Data>
------------------------------
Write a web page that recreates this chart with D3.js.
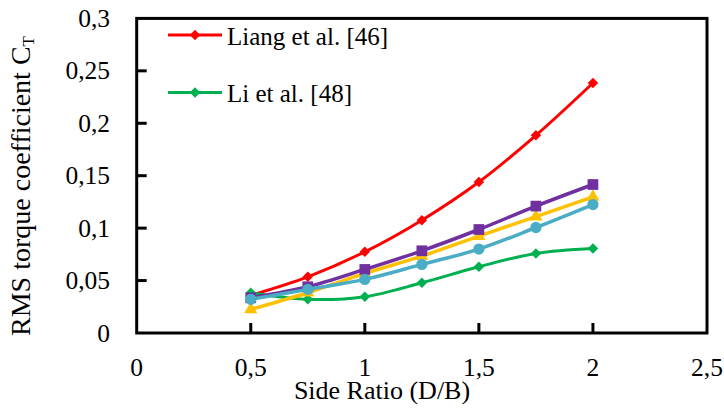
<!DOCTYPE html>
<html>
<head>
<meta charset="utf-8">
<script src="https://cdn.jsdelivr.net/npm/d3@7.9.0/dist/d3.min.js"></script>
<style>
  body { margin: 0; background: #fff; }
</style>
</head>
<body>
<div class="container"></div>
<script>
// side ratio values (D/B)
const ratios = [0.5, 0.75, 1, 1.25, 1.5, 1.75, 2];

// RMS torque coefficient, one array per series
const liang = [0.036, 0.0536, 0.0774, 0.1076, 0.144, 0.1885, 0.2384];
const li = [0.0384, 0.0321, 0.0346, 0.0479, 0.0632, 0.0759, 0.0806];
const caseA = [0.0225, 0.0384, 0.0568, 0.0733, 0.0924, 0.111, 0.1298];
const caseB = [0.0336, 0.0441, 0.0606, 0.0784, 0.0987, 0.121, 0.1416];
const caseC = [0.0321, 0.0416, 0.0511, 0.0654, 0.080, 0.1006, 0.1225];

const xTicks = [0, 0.5, 1, 1.5, 2, 2.5];
const yTicks = [0, 0.05, 0.1, 0.15, 0.2, 0.25, 0.3];
const legendNames = ["Liang et al. [46]", "Li et al. [48]"];

const width = 724, height = 408;
const plotL = 136.7, plotR = 707, plotT = 18.4, plotB = 333;
const serif = "Liberation Serif";

const svg = d3.select(".container")
    .append("svg")
    .attr("width", width)
    .attr("height", height);

const x = d3.scaleLinear().domain([0, 2.5]).range([plotL, plotR]);
const y = d3.scaleLinear().domain([0, 0.3]).range([plotB, plotT]);
const fmt = d => String(d).replace(".", ",");

// frame
svg.append("rect")
    .attr("x", plotL).attr("y", plotT)
    .attr("width", plotR - plotL).attr("height", plotB - plotT)
    .attr("fill", "none").attr("stroke", "#000").attr("stroke-width", 3);

// inward ticks
svg.selectAll(".xtick")
    .data(xTicks.slice(1, -1))
    .enter().append("line")
    .attr("x1", d => x(d)).attr("x2", d => x(d))
    .attr("y1", plotB).attr("y2", plotB - 10)
    .attr("stroke", "#000").attr("stroke-width", 3);

svg.selectAll(".ytick")
    .data(yTicks.slice(1, -1))
    .enter().append("line")
    .attr("x1", plotL).attr("x2", plotL + 10)
    .attr("y1", d => y(d)).attr("y2", d => y(d))
    .attr("stroke", "#000").attr("stroke-width", 3);

// tick labels
svg.selectAll(".xlabel")
    .data(xTicks)
    .enter().append("text")
    .attr("x", d => x(d))
    .attr("y", 375.5)
    .attr("text-anchor", "middle")
    .attr("font-family", serif)
    .attr("font-size", 25.5)
    .text(fmt);

svg.selectAll(".ylabel")
    .data(yTicks)
    .enter().append("text")
    .attr("x", 110)
    .attr("y", d => y(d) + 8.6)
    .attr("text-anchor", "end")
    .attr("font-family", serif)
    .attr("font-size", 25.5)
    .text(fmt);

// axis titles
svg.append("text")
    .attr("x", 382)
    .attr("y", 399)
    .attr("text-anchor", "middle")
    .attr("font-family", serif)
    .attr("font-size", 26)
    .text("Side Ratio (D/B)");

const yTitle = svg.append("text")
    .attr("transform", "translate(29.5,186) rotate(-90)")
    .attr("text-anchor", "middle")
    .attr("font-family", serif)
    .attr("font-size", 28);
yTitle.append("tspan").text("RMS torque coefficient C");
yTitle.append("tspan").attr("dy", 4).attr("font-size", 17).text("T");

// series
const series = [
    {values: liang, color: "#ff0000", shape: "diamond", size: 70, lw: 3},
    {values: li, color: "#00b050", shape: "diamond", size: 70, lw: 3},
    {values: caseA, color: "#ffc000", shape: "triangle", size: 75, lw: 3.5},
    {values: caseB, color: "#7030a0", shape: "square", size: 115, lw: 3.5},
    {values: caseC, color: "#4bacc6", shape: "circle", size: 100, lw: 3.5}
];
const shapes = {
    diamond: d3.symbolDiamond2,
    triangle: d3.symbolTriangle,
    square: d3.symbolSquare,
    circle: d3.symbolCircle
};

const line = d3.line()
    .x(d => x(d[0]))
    .y(d => y(d[1]))
    .curve(d3.curveCatmullRom.alpha(0.5));

series.forEach(s => {
    const pts = ratios.map((r, i) => [r, s.values[i]]);
    const g = svg.append("g");
    g.append("path")
        .datum(pts)
        .attr("d", line)
        .attr("fill", "none")
        .attr("stroke", s.color)
        .attr("stroke-width", s.lw);
    g.selectAll("path.mk")
        .data(pts)
        .enter().append("path")
        .attr("class", "mk")
        .attr("transform", d => `translate(${x(d[0])},${y(d[1])})`)
        .attr("d", d3.symbol().type(shapes[s.shape]).size(s.size))
        .attr("fill", s.color);
});

// legend
const legend = svg.selectAll(".legend")
    .data(legendNames)
    .enter().append("g")
    .attr("transform", (d, i) => `translate(0,${35 + i * 57.5})`);
legend.append("line")
    .attr("x1", 168).attr("x2", 222)
    .attr("stroke", (d, i) => series[i].color)
    .attr("stroke-width", 3);
legend.append("path")
    .attr("transform", "translate(195,0)")
    .attr("d", d3.symbol().type(d3.symbolDiamond2).size(70))
    .attr("fill", (d, i) => series[i].color);
legend.append("text")
    .attr("x", 227)
    .attr("y", 9.5)
    .attr("font-family", serif)
    .attr("font-size", 25)
    .text(d => d);
</script>
</body>
</html>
------------------------------
To do>
Reproduce only the lines from the beginning of the data through the line that contains "const ratios = [0.5, 0.75, 1, 1.25, 1.5, 1.75, 2];", both included, and please drop the pictures.

Exercise answer>
Write a web page that recreates this chart with D3.js.
<!DOCTYPE html>
<html>
<head>
<meta charset="utf-8">
<script src="https://cdn.jsdelivr.net/npm/d3@7.9.0/dist/d3.min.js"></script>
<style>
  body { margin: 0; background: #fff; }
</style>
</head>
<body>
<div class="container"></div>
<script>
// side ratio values (D/B)
const ratios = [0.5, 0.75, 1, 1.25, 1.5, 1.75, 2];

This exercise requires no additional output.